[FFmpeg-user] Can ffmpeg calculate the min and max bitrate of a video?

Peter van den Houten petervdh at gmail.com
Wed May 4 11:30:49 EEST 2022


On 04/05/2022 05:11, smu johnson wrote:
> Hi,
> 
> ffprobe / ffmpeg can show a video's avg. bitrate easily enough but I would
> like the option for ffmpeg to scan an entire video file (if need be, I
> don't think this info is stored anywhere) to find out the lowest (min)

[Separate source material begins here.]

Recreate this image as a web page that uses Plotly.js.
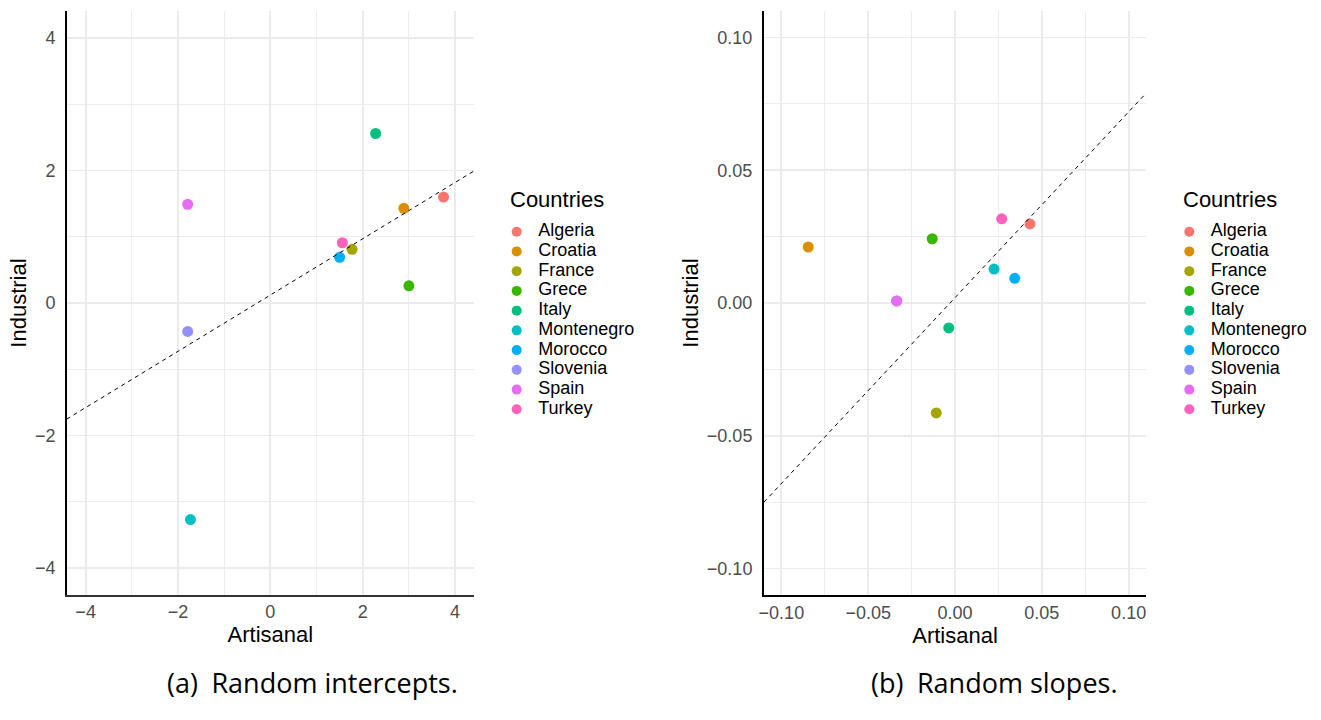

> bitrate of a video stream as well as the highest (max) bitrate it uses and
> print them.
> 
> Ideally it would be nice if x264 / Handbrake's logs showed you these values
> when encoding, but unfortunately they do not.  My goal is that I'd like to
> know if I'm setting the right "L" encoding level or if it can be lower /
> higher.  (e.g., 3.0 or 3.1 for DVDs).  I realize the profile can probably
> change this but sometimes the "Auto" Encoder Level in Handbrake is all over
> the place instead of consistently say, L3.0 for all NTSC DVDs.
> 
> This has been asked on Stack Exchange before by someone else here:
> https://video.stackexchange.com/questions/21661/is-there-any-ffmpeg-command-for-knowing-max-bit-rate-of-a-video
> .  The only problem is people are suggesting running scripts and other
> hacks in order to do this instead of ffmpeg being able to just do it itself.
> 
> I'm on Windows 11 so I don't know how easy it would be to run these scripts
> others wrote and I'd rather get an official answer from ffmpeg instead of
> some script that might not even work properly or give me accurate
> information.
> 
> Any help is greatly appreciated.  Thank you.
> 
FFmpeg will not always report bitrate, depending on the container format. Mediainfo is available for Windows and will scan an entire file and you might be able to change the switches for min & max bitrate.